Thirteen protesters were arrested, including one man who threw a soiled diaper at the marchers then attacked a photographer trying to record the scene.

Outside the Great Synagogue, where about 100 protesters shouted anti-gay slogans behind a thick police cordon, two members of the Knesset (parliament) tried to stop the march by sitting in the middle of King George V Street, the city's main thoroughfare. They were eventually dragged away by police.

The violence -- in stark contrast to the peaceful events of previous years -- came after attempts by the ultra-Orthodox mayor of Jerusalem, Uri Lupolianski, to ban the march.

That decision was overturned by a Jerusalem court Sunday, when a judge ordered the municipality to provide the relevant permits, decorate the route with rainbow banners and pay $13,000 in damages to Jerusalem Open House, which organized the march. The mayor also was ordered to pay damages out of his own pocket.

Earlier, a rare coalition of Muslim, Jewish and Christian leaders had urged the cancellation of a separate event called World Pride, originally scheduled to be held in Jerusalem in August. After consultations with police, the organizers delayed that celebration until next year because it coincided with the date of the planned Israeli pullout from Gaza.

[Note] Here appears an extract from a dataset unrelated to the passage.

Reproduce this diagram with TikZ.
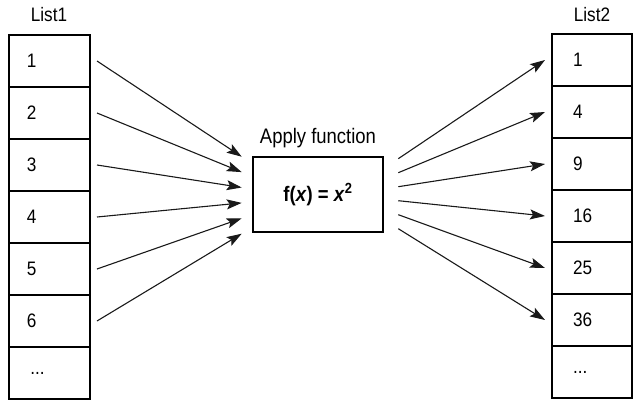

The controversy seemed to increase support for Thursday's event, which attracted about 8,000 people, about twice as many as last year. The procession through the city center ended with a large open-air dance party in a city park.

Hundreds of police escorted the marchers under the personal command of Jerusalem City Police Chief Ilan Franco. In an unprecedented security operation, armed paramilitary border police standing every 5 yards cordoned off the streets surrounding Liberty Bell Park to allow revelers to dance undisturbed into the night.

Jerusalem Open House director Hagay Elad blamed the violence on the mayor.

"What we saw here today is a direct result of the incitement that took place during the past few weeks against the homo-lesbian community," Elad said. "This is not the first time we have seen how incitement in Israel leads to physical violence, which begins with Mayor Uri Lupolianski and his associates. "

David Bernstein, 23, a real estate broker wearing the black hat, frock coat and side-curls of the ultra-Orthodox, watched the parade in silence but did not hide his disapproval.

"I don't believe there is such a thing as homosexuality," said Bernstein. "It's simply not natural. I think the mayor was right to try and stop this march, particularly here in the holy city of Jerusalem."

Beneath a banner identifying his group as "Proud diplomats in the foreign service," Ziv Nevo-Kulman, 35, a former Israeli cultural attache in Tokyo, said it was important for gays and lesbians to be able to express their identity openly in the nation's capital.

"It's still easier to be gay in Tel Aviv, but things are improving," Nevo- Kulman said. "The Israeli civil service is very liberal when it comes to granting equal rights for gay couples. When I was posted to Tokyo, my partner was with me and he enjoyed full rights as if he were a spouse."

A 30-year-old Palestinian chef who declined to give his name said he had to come to predominantly Jewish West Jerusalem to express his sexuality. "It's not possible to be openly gay in Palestinian society," he said.

In stark contrast to other gay pride events around the world, even in Tel Aviv, only a handful of drag queens and very little exposed flesh were on view. Dafna Stromza, spokeswoman for Jerusalem Open House, said the gay and lesbian community in Jerusalem wanted to be accepted into the cultural mosaic of the city and so purposely toned down public expressions of their sexuality.

"The message is one of tolerance and acceptance and pluralism," she said. "Many of the participants are religious or conservative. We hold tolerance in Jerusalem to be of the utmost importance. What the marchers are expressing is not their sexual identity, but their belief in pluralism and diversity."

Annessa Kernberg, a 17-year-old high school student from San Francisco, cheered the parade from the window of the hostel where she was staying with a group of teenagers on a United Synagogue Youth tour.

"It's something that's been suppressed in the Jewish religion, and I think it's something we should embrace," she said. "It feels like home."